Tim Hudson's 2013 season with the Atlanta Braves ended with a gruesome ankle injury, but that didn't stop the San Francisco Giants from signing the free agent to a two year, $23 million deal this week.
He'll step into Barry Zito's slot, replacing his old teammate on the payroll, but can the Giants really expect Hudson to come back from such a dramatic injury and solidify the rotation behind Matt Cain and Madison Bumgarner?
Hudson's ankle injury was one of the toughest to watch in recent memory. Covering first base, he was accidentally stepped on, fracturing the fibula and spraining one of the significant ligaments of the ankle. Those were repaired surgically in late July with the pin fixating the fibula. The pin was removed earlier in November. That removal is a very good indication of his progress.
In congruence with that removal, it appears Hudson is on pace to have a normal spring (h/t to Alex Pavlovic of The Mercury News):
Hudson had screw removed from ankle last week, said he's right on track to have a normal spring training. #SFGiants— Alex Pavlovic (@AlexPavlovic) November 19, 2013
Things are going to plan.
"The ankle's coming along just fine, not quite 100 percent right now but it's well on its way," Hudson said in a news conference Tuesday, as reported by the Associated Press. "I anticipate in the next month or so start throwing bullpens."
While the injury was dramatic, the rehab has been typically boring. Bones heal normally and predictably and can easily be monitored. Speaking to sources with knowledge of Hudson's injury and rehab, Hudson is still relatively early in the rehab process. Due to the timing of the injury, Hudson has been able to essentially do nothing but rest and heal up to this point. I'm told he has done very light rehab and cardio work with the expectation that he would be able to have a normal offseason schedule leading up to next season.
Hudson, 38, and his agents likely considered more than just money when it came to signing with the Giants. The Giants medical staff, led by Dave Groeschner, has been one of the best of the last decade. Over the last three years, it ranks a bit down from their historical norms. According to my proprietary database, the Giants rank 13th in baseball from 2011-2013 based on days lost to injury. The Braves were ranked 18th over the same period.
There are no good comparable players for Hudson in terms of this injury. The unique nature of the injury makes it tough to find anything comparable, which is good. Hudson's injury was to his right (push) ankle, which could cause some issue with force generation. However, the ankle is expected to be stable, which should mitigate any real issues. Hudson's velocity has trended downward, so he may not have much margin for error if he does lose more to injury and time.
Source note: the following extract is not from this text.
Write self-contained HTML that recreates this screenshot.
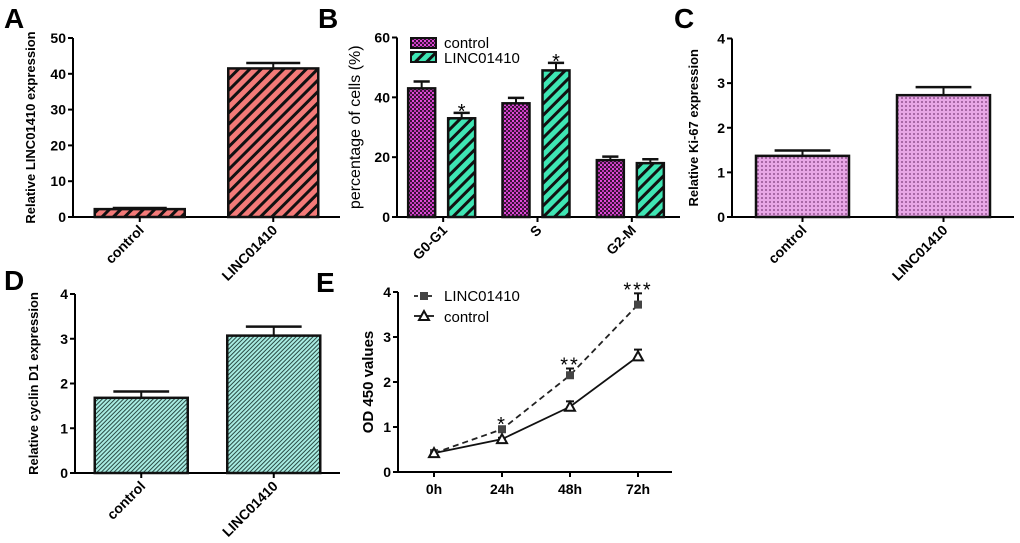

So what can we expect from Hudson's move back to the Bay Area? One of the most accurate projection engines, Steamer, has Hudson roughly matching his stats from the past two seasons. Remember that in 2012 Hudson was returning from Tommy John surgery; even with his age going up, it's not unthinkable that a healthy Hudson could exceed these expectations.
I also don't believe this projection adjusts for AT&T Park, which plays slightly more pitcher-friendly than Turner Field. Current estimates have a win above replacement (WAR) costing just over $7 million. The Giants would gladly take a two-win season, even if it's overpaying a little for the privilege.
The details of the deal have yet to be released, but there are likely incentives included. Those could be safety nets like innings-pitched bonuses that would be proxies for Hudson's health and effectiveness. There is also sure to be a "pending physical" in there that would allow the Giants to back out if something unexpected is found. That would be unusual since Hudson's situation is well-known and he is likely to have submitted to more tests, if not a hands-on examination.
Hudson should fit well in the rotation and the team. He's familiar with the Bay Area and the media, so there should be little adjustment in that regard. Dave Righetti is a relatively hands-off pitching coach and Hudson isn't someone who needs hand-holding or regular work on his mechanics. From a medical standpoint, there is some risk, but I believe both Hudson and the Giants are well-equipped to deal with it.